## SUPPLIED DATA

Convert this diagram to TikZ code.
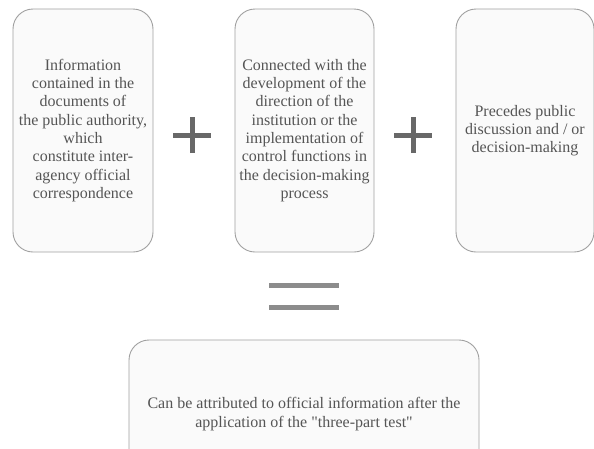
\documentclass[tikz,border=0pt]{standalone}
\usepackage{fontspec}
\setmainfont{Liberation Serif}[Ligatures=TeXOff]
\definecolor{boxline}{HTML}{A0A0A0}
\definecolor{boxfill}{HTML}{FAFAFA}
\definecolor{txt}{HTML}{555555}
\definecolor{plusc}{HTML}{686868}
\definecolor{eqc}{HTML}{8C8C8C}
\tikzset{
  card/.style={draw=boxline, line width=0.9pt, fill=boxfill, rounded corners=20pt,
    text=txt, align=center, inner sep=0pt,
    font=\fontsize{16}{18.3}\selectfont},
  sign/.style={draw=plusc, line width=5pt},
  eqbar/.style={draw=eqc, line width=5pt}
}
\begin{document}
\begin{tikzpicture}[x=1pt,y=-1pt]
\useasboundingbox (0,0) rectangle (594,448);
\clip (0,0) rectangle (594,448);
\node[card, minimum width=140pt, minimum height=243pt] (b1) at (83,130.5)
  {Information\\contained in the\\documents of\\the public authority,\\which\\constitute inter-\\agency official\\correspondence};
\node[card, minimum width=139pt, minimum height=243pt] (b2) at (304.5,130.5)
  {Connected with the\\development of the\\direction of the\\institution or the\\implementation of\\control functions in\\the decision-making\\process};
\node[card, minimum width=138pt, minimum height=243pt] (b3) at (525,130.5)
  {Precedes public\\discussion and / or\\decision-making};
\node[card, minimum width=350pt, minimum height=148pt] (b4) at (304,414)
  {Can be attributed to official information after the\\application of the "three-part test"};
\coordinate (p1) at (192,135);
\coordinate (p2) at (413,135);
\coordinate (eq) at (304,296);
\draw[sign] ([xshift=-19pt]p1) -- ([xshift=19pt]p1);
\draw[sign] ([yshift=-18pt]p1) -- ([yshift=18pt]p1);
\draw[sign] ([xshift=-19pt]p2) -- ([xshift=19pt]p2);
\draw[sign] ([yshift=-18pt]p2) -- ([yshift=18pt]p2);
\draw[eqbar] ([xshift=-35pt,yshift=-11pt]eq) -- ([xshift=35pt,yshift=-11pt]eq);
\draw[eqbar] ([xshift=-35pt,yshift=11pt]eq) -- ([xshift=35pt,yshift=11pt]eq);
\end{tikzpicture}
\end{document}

## SET TASK
Return the listing above unchanged, apart from dropping its pictures.

## EXERCISE RESULT
Convert this diagram to TikZ code.
\documentclass[tikz,border=0pt]{standalone}
\usepackage{fontspec}
\setmainfont{Liberation Serif}[Ligatures=TeXOff]
\definecolor{boxline}{HTML}{A0A0A0}
\definecolor{boxfill}{HTML}{FAFAFA}
\definecolor{txt}{HTML}{555555}
\definecolor{plusc}{HTML}{686868}
\definecolor{eqc}{HTML}{8C8C8C}
\tikzset{
  card/.style={draw=boxline, line width=0.9pt, fill=boxfill, rounded corners=20pt,
    text=txt, align=center, inner sep=0pt,
    font=\fontsize{16}{18.3}\selectfont},
  sign/.style={draw=plusc, line width=5pt},
  eqbar/.style={draw=eqc, line width=5pt}
}
\begin{document}
\begin{tikzpicture}[x=1pt,y=-1pt]
\useasboundingbox (0,0) rectangle (594,448);
\clip (0,0) rectangle (594,448);
\node[card, minimum width=140pt, minimum height=243pt] (b1) at (83,130.5)
  {Information\\contained in the\\documents of\\the public authority,\\which\\constitute inter-\\agency official\\correspondence};
\node[card, minimum width=139pt, minimum height=243pt] (b2) at (304.5,130.5)
  {Connected with the\\development of the\\direction of the\\institution or the\\implementation of\\control functions in\\the decision-making\\process};
\node[card, minimum width=138pt, minimum height=243pt] (b3) at (525,130.5)
  {Precedes public\\discussion and / or\\decision-making};
\node[card, minimum width=350pt, minimum height=148pt] (b4) at (304,414)
  {Can be attributed to official information after the\\application of the "three-part test"};
\coordinate (p1) at (192,135);
\coordinate (p2) at (413,135);
\coordinate (eq) at (304,296);
\draw[sign] ([xshift=-19pt]p1) -- ([xshift=19pt]p1);
\draw[sign] ([yshift=-18pt]p1) -- ([yshift=18pt]p1);
\draw[sign] ([xshift=-19pt]p2) -- ([xshift=19pt]p2);
\draw[sign] ([yshift=-18pt]p2) -- ([yshift=18pt]p2);
\draw[eqbar] ([xshift=-35pt,yshift=-11pt]eq) -- ([xshift=35pt,yshift=-11pt]eq);
\draw[eqbar] ([xshift=-35pt,yshift=11pt]eq) -- ([xshift=35pt,yshift=11pt]eq);
\end{tikzpicture}
\end{document}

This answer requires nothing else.